Go through the data and copy every line exactly, but not the images.

(begin)

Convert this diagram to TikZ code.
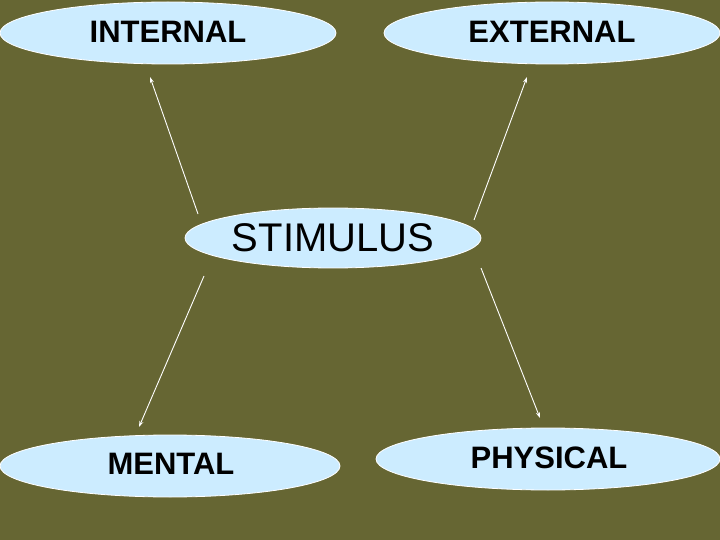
\documentclass[tikz,border=0pt]{standalone}
\usepackage{fontspec}
\setmainfont{Liberation Sans}
\usetikzlibrary{arrows.meta}
\definecolor{bg}{HTML}{666633}
\definecolor{fillb}{HTML}{CCECFF}
\begin{document}
\begin{tikzpicture}[x=1pt,y=-1pt,
  oval/.style={draw=white,line width=0.8pt,fill=fillb},
  lbl/.style={font=\fontsize{31}{36}\selectfont\bfseries},
  biglbl/.style={font=\fontsize{40}{46}\selectfont},
  conn/.style={draw=white,line width=0.9pt,-{Stealth[length=6pt,width=4pt]}}]
\fill[bg] (0,0) rectangle (720,540);
\useasboundingbox (0,0) rectangle (720,540);
\filldraw[oval] (168,33) ellipse [x radius=168,y radius=31];
\filldraw[oval] (552,33) ellipse [x radius=168,y radius=31];
\filldraw[oval] (333,238) ellipse [x radius=148,y radius=30];
\filldraw[oval] (170,466) ellipse [x radius=170,y radius=31];
\filldraw[oval] (548,459) ellipse [x radius=172,y radius=31];
\node[lbl] (int) at (168,32) {INTERNAL};
\node[lbl] (ext) at (552,32) {EXTERNAL};
\node[biglbl] (sti) at (333,238) {STIMULUS};
\node[lbl] (men) at (171,464) {MENTAL};
\node[lbl] (phy) at (549,458) {PHYSICAL};
\coordinate (a1) at (198,214); \coordinate (b1) at (150,77);
\coordinate (a2) at (474,220); \coordinate (b2) at (527,77);
\coordinate (a3) at (204,276); \coordinate (b3) at (139,427);
\coordinate (a4) at (481,268); \coordinate (b4) at (540,418);
\draw[conn] (a1) -- (b1);
\draw[conn] (a2) -- (b2);
\draw[conn] (a3) -- (b3);
\draw[conn] (a4) -- (b4);
\end{tikzpicture}
\end{document}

(end)

### Worked answer
Convert this diagram to TikZ code.
\documentclass[tikz,border=0pt]{standalone}
\usepackage{fontspec}
\setmainfont{Liberation Sans}
\usetikzlibrary{arrows.meta}
\definecolor{bg}{HTML}{666633}
\definecolor{fillb}{HTML}{CCECFF}
\begin{document}
\begin{tikzpicture}[x=1pt,y=-1pt,
  oval/.style={draw=white,line width=0.8pt,fill=fillb},
  lbl/.style={font=\fontsize{31}{36}\selectfont\bfseries},
  biglbl/.style={font=\fontsize{40}{46}\selectfont},
  conn/.style={draw=white,line width=0.9pt,-{Stealth[length=6pt,width=4pt]}}]
\fill[bg] (0,0) rectangle (720,540);
\useasboundingbox (0,0) rectangle (720,540);
\filldraw[oval] (168,33) ellipse [x radius=168,y radius=31];
\filldraw[oval] (552,33) ellipse [x radius=168,y radius=31];
\filldraw[oval] (333,238) ellipse [x radius=148,y radius=30];
\filldraw[oval] (170,466) ellipse [x radius=170,y radius=31];
\filldraw[oval] (548,459) ellipse [x radius=172,y radius=31];
\node[lbl] (int) at (168,32) {INTERNAL};
\node[lbl] (ext) at (552,32) {EXTERNAL};
\node[biglbl] (sti) at (333,238) {STIMULUS};
\node[lbl] (men) at (171,464) {MENTAL};
\node[lbl] (phy) at (549,458) {PHYSICAL};
\coordinate (a1) at (198,214); \coordinate (b1) at (150,77);
\coordinate (a2) at (474,220); \coordinate (b2) at (527,77);
\coordinate (a3) at (204,276); \coordinate (b3) at (139,427);
\coordinate (a4) at (481,268); \coordinate (b4) at (540,418);
\draw[conn] (a1) -- (b1);
\draw[conn] (a2) -- (b2);
\draw[conn] (a3) -- (b3);
\draw[conn] (a4) -- (b4);
\end{tikzpicture}
\end{document}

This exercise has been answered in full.